İsveç’in NATO üyeliği konusunda Erdoğan’ın dün “ak” dediğine bugün “kara” dediği yüzlerce cümlesi var, O ise Erdoğan’dan çok muhalefet partisi CHP’nin camına taş atıyor:

“Terörle mücadele tezkeresini sakıncalı bulup, ‘hayır’ diyenler de teröre alan açanları, NATO’da müttefikimiz yapmakta en küçük sakınca görmediler.”

“’İktidar ile hizalanmayacağız’ diyenlerin; ‘AK Parti’yle aynı bildiriye imza atmayız’ diyenlerin; iktidarla birlikte, aynı vahim yanlışa, şaşırtıcı bir uyum içerisinde, el kaldırışlarına şahit olduk.”

Sadece Meral Akşener mi?

Memleket Partisi lideri Muharrem İnce’nin hedefinde de Erdoğan’dan çok CHP vardı: “CHP, İsveç’e evet deyince nasıl ittifak kuracağım, her gün DEM’lenirse nasıl kuracağım? Bizim bir duruşumuz olmalı.”

★★★

Oysa iktidarı bırakıp muhalefet partisini taşlayan İYİ Parti ve Memleket Partisi liderlerinin atladığı en önemli durum şudur:

AK Parti iktidarının Türkiye’ye yaptığı en büyük kötülük Türkiye’nin dış politikasında gerçekleştirdiği eksen değişikliğiydi.
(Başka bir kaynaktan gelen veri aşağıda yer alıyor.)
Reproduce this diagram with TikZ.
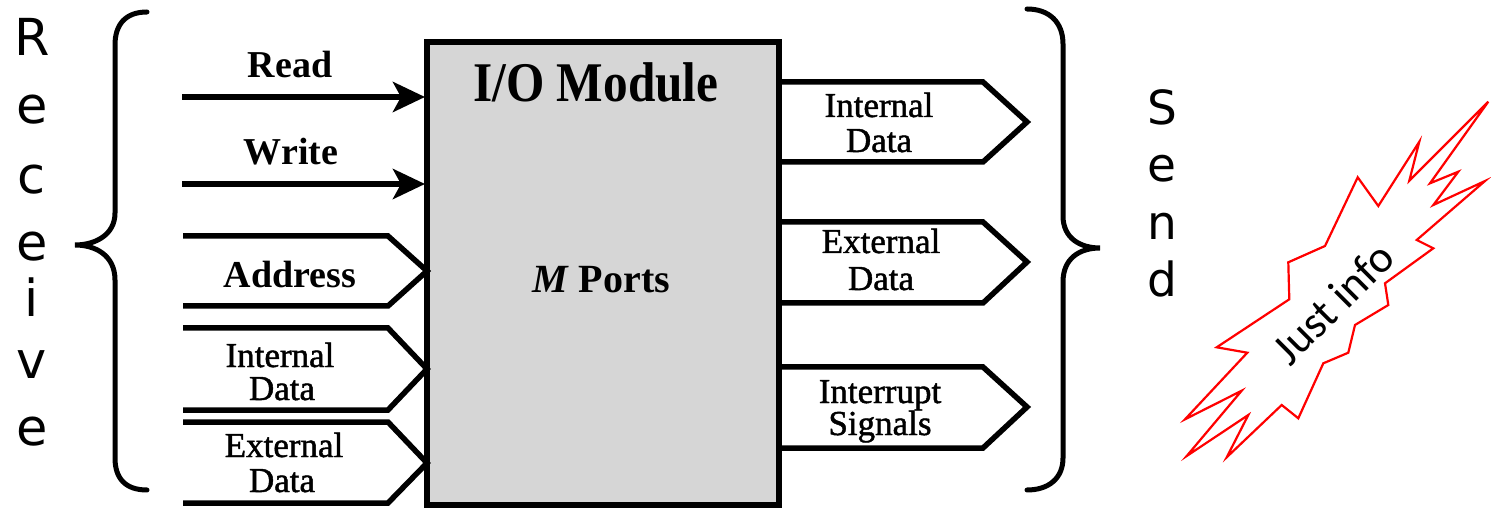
\documentclass[tikz,border=0pt]{standalone}
\usepackage{fontspec}
\usetikzlibrary{arrows.meta}
\newfontfamily\tmsfont{Liberation Serif}
\newfontfamily\tmsmedfont[FakeBold=1.3]{Liberation Serif}
\newfontfamily\titlefont[FakeStretch=0.88]{Liberation Serif}
\newfontfamily\handfont{DejaVu Sans}
\newfontfamily\notefont{Carlito}
\definecolor{boxgray}{RGB}{214,214,214}
\definecolor{burstred}{RGB}{255,0,0}

\begin{document}
\begin{tikzpicture}[x=1pt,y=-1pt,
  sig/.style={line width=6pt, shorten >=2pt,
    -{Stealth[length=32pt,width=30pt,inset=8pt]}},
  bus/.style={line width=5.5pt, line join=miter},
  brace/.style={line width=5pt, line cap=round},
  burst/.style={draw=burstred, line width=2.2pt, line join=miter},
  boldlbl/.style={font=\tmsfont\bfseries\fontsize{38}{38}\selectfont, inner sep=0pt, anchor=base},
  lbl/.style={font=\tmsmedfont\fontsize{35}{35}\selectfont, inner sep=0pt, anchor=base},
  recvch/.style={font=\handfont\fontsize{51}{51}\selectfont, inner sep=0pt, anchor=base},
  sendch/.style={font=\handfont\fontsize{47}{47}\selectfont, inner sep=0pt, anchor=base}]
\useasboundingbox (0,0) rectangle (1491,510);

% module body
\node[draw, line width=5.5pt, fill=boxgray, minimum width=352pt, minimum height=463pt,
  inner sep=0pt, outer sep=0pt] (box) at (603,273.5) {};
\node[font=\titlefont\bfseries\fontsize{56}{56}\selectfont, inner sep=0pt, anchor=base]
  (title) at (596,102) {I/O Module};
\node[boldlbl, font=\tmsfont\bfseries\fontsize{40}{40}\selectfont] (ports) at (601,293)
  {\textit{M} Ports};

% control inputs
\coordinate (readS) at (182,97);
\coordinate (writeS) at (182,184);
\draw[sig] (readS) -- (box.west |- readS);
\draw[sig] (writeS) -- (box.west |- writeS);
\node[boldlbl] (readL) at (290,78) {Read};
\node[boldlbl] (writeL) at (291,165) {Write};

% bus inputs
\draw[bus] (183,236) -- (388,236) -- (427,271) -- (388,306) -- (183,306);
\draw[bus] (183,328) -- (388,328) -- (427,369) -- (388,410) -- (183,410);
\draw[bus] (183,422) -- (388,422) -- (427,463) -- (388,503) -- (183,503);
\node[boldlbl] (addrL) at (290,288) {Address};
\node[lbl] (inIntA) at (280,367) {Internal};
\node[lbl] (inIntB) at (282,400) {Data};
\node[lbl] (inExtA) at (284,457) {External};
\node[lbl] (inExtB) at (282,492) {Data};

% bus outputs
\draw[bus] (779,82) -- (983,82) -- (1027,122) -- (983,162) -- (779,162);
\draw[bus] (779,222) -- (983,222) -- (1027,262) -- (983,303) -- (779,303);
\draw[bus] (779,367) -- (983,367) -- (1027,407) -- (983,448) -- (779,448);
\node[lbl] (outIntA) at (879,117) {Internal};
\node[lbl] (outIntB) at (879,152) {Data};
\node[lbl] (outExtA) at (881,253) {External};
\node[lbl] (outExtB) at (881,290) {Data};
\node[lbl] (outIrqA) at (880,403) {Interrupt};
\node[lbl] (outIrqB) at (880,435) {Signals};

% grouping braces
\draw[brace] (147,12) .. controls (125,12) and (115,25) .. (115,45) -- (115,213)
  .. controls (115,235) and (95,245) .. (75,245)
  .. controls (95,245) and (115,255) .. (115,280) -- (115,458)
  .. controls (115,478) and (125,490) .. (147,490);
\draw[brace] (1027,9) .. controls (1049,9) and (1063,22) .. (1063,44) -- (1063,216)
  .. controls (1063,238) and (1080,248) .. (1100,248)
  .. controls (1080,248) and (1063,258) .. (1063,282) -- (1063,458)
  .. controls (1063,478) and (1049,490) .. (1027,490);

% vertical captions
\foreach \c/\yy [count=\i] in {R/56,e/124,c/194,e/261,i/317,v/378,e/445}
  \node[recvch] (recv\i) at (32,\yy) {\c};
\foreach \c/\yy [count=\i] in {S/125,e/182,n/240,d/297}
  \node[sendch] (send\i) at (1162,\yy) {\c};

% note burst
\draw[burst] (1488.3,101.7) -- (1430,183.3) -- (1458.3,171.7) -- (1433.3,205)
  -- (1485,181) -- (1416.7,240) -- (1433.3,248.3) -- (1385,283.3) -- (1388.3,305)
  -- (1355,325) -- (1348.3,352.7) -- (1323.3,363.3) -- (1298.3,418.3) -- (1281.7,405)
  -- (1226.7,457.3) -- (1248.3,415) -- (1186.7,456) -- (1241.7,390.7) -- (1185,419.3)
  -- (1247.3,352.7) -- (1216.7,347.3) -- (1289.3,299.3) -- (1288.3,262.3) -- (1325,246)
  -- (1357.7,177.3) -- (1378.3,206) -- (1419.3,141.7) -- (1409.3,180.7) -- cycle;
\node[font=\notefont\fontsize{45}{45}\selectfont, rotate=45, inner sep=0pt]
  (note) at (1333,303) {Just info};
\end{tikzpicture}
\end{document}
NATO’nun en güçlü ikinci ordusuna sahip üyesi, Avrupa Birliği ile tam üyelik müzakerelerine başlamış, çağdaş ve demokratik duruşu ve yapıcı dış politikasıyla bölgesinde ve dünyada sözü geçen bir ülkeyken, AK Parti’nin yaptığı değişiklikle kendi tabirleriyle “değerli bir yalnızlığa” düşen bir ülke olduk.
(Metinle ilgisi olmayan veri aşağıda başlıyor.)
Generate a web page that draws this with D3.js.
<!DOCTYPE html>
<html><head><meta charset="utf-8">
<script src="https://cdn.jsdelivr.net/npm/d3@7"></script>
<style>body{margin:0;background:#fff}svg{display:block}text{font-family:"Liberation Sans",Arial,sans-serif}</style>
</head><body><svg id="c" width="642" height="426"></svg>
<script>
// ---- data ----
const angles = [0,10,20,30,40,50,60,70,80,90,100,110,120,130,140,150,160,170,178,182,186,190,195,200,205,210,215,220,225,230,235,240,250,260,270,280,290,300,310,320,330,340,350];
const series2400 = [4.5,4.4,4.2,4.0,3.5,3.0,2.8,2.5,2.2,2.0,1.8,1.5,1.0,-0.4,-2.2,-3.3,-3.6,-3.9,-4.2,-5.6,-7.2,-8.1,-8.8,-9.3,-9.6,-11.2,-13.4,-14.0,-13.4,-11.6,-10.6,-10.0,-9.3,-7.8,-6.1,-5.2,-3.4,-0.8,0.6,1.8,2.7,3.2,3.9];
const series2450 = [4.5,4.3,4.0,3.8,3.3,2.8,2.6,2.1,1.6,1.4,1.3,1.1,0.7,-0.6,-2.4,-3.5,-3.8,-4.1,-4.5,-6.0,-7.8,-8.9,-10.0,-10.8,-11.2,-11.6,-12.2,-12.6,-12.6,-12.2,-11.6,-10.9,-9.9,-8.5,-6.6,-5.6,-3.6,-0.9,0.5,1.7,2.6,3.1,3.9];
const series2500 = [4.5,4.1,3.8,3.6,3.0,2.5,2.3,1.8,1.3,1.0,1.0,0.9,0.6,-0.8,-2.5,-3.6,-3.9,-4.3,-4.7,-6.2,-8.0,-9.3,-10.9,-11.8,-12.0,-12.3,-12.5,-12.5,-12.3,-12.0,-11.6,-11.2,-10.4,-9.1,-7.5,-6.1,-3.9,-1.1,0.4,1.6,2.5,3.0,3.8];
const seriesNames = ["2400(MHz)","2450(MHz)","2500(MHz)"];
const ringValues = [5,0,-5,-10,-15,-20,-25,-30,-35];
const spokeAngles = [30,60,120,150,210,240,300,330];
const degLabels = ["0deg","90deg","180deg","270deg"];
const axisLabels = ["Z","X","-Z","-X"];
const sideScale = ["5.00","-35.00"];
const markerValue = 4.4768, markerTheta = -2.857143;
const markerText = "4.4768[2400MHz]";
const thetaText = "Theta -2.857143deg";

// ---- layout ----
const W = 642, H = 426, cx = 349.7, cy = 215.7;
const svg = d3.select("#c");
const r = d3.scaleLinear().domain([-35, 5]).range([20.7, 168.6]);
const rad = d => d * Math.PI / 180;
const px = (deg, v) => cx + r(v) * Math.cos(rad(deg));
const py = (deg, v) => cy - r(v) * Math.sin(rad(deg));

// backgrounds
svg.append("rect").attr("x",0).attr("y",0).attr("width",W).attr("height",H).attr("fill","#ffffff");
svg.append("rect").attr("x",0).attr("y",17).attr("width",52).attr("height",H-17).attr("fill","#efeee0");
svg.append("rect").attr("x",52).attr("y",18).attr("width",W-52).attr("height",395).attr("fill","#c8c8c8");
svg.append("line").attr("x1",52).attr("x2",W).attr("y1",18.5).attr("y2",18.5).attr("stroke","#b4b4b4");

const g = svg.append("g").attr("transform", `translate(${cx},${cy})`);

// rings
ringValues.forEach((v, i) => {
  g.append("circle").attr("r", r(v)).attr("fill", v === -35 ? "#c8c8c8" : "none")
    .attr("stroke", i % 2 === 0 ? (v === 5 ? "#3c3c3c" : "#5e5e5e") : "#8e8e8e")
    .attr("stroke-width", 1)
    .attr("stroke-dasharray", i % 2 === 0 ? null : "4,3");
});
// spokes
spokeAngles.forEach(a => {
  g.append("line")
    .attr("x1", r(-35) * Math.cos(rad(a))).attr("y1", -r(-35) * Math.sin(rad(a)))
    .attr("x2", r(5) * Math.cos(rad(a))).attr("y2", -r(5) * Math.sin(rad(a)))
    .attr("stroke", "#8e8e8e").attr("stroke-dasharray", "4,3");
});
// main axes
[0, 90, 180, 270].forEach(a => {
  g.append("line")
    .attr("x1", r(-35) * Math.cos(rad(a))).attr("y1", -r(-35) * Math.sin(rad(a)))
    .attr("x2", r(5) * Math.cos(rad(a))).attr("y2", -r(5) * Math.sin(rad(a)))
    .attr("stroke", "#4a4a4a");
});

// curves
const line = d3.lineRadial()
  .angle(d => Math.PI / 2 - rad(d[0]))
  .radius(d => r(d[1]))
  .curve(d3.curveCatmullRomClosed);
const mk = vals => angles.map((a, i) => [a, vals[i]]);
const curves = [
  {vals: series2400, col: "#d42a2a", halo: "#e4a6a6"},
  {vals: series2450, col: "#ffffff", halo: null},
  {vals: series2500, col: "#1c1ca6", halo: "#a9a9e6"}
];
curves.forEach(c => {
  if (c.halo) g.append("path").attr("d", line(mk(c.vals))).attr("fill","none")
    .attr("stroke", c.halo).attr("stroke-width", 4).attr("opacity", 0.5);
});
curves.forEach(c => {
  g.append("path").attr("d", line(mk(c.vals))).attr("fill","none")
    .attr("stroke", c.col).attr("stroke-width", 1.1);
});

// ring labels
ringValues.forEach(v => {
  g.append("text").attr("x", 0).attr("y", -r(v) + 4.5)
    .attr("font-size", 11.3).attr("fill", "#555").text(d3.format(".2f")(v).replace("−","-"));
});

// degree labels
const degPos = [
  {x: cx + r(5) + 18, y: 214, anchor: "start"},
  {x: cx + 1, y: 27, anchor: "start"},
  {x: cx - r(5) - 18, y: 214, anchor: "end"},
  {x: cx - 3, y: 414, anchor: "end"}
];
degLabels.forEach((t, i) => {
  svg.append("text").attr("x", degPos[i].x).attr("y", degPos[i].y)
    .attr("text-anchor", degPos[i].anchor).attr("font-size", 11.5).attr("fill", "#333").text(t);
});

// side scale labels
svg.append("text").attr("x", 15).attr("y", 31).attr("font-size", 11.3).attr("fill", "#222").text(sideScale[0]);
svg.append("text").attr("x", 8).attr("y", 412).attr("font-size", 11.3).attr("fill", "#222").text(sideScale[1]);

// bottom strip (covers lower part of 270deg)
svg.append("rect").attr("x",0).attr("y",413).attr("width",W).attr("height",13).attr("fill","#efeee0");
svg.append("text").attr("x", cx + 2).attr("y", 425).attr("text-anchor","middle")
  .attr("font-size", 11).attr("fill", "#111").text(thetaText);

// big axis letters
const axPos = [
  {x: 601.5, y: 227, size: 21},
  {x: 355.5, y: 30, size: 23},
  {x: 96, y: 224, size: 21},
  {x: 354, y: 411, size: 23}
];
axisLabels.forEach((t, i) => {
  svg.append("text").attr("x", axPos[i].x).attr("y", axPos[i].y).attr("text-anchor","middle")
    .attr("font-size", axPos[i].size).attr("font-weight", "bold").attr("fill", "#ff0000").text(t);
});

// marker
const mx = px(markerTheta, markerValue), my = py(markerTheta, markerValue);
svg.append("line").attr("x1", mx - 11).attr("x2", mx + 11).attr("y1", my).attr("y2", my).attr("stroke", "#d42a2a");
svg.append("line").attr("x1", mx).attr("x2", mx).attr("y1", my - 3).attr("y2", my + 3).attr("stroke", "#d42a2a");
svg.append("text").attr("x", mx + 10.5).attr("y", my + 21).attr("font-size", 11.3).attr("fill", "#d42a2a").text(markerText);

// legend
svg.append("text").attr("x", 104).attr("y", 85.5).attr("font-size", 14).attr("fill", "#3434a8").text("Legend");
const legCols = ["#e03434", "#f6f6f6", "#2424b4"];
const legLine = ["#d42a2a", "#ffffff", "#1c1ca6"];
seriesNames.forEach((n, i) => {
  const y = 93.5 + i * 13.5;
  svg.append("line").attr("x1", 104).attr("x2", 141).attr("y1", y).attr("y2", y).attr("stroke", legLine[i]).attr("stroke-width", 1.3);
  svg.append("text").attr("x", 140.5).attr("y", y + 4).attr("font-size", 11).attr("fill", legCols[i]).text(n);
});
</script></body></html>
Bugün İran-Katar-Suudi Arabistan-Rusya dikdörtgenine hapsedilen Türkiye’nin Atatürk’ün işaret ettiği doğrultuda, bağımsızlığından ödün vermeden yüzünü tekrar batıya dönmesi uzun vadede Türkiye’nin lehine bir durumdur.

Bu açıdan iktidarın birbiriyle 180 derece çelişen tutarsız çıkışları ne kadar yanlışsa, CHP’nin ilkesel tavrı da o kadar doğrudur.

★★★

Erdoğan, aynı durum için gösterdiği 180 derece farklı tavırlarını görmezden gelen, aç gezseler de oylarını esirgemeyen seçmenlerinden çok memnundur. 

Erdoğan, aynı zamanda kendisini unutup, sıkça en güçlü rakibi CHP’yi hedef almaya başlayan “muhalefet liderlerinden” de çok memnundur.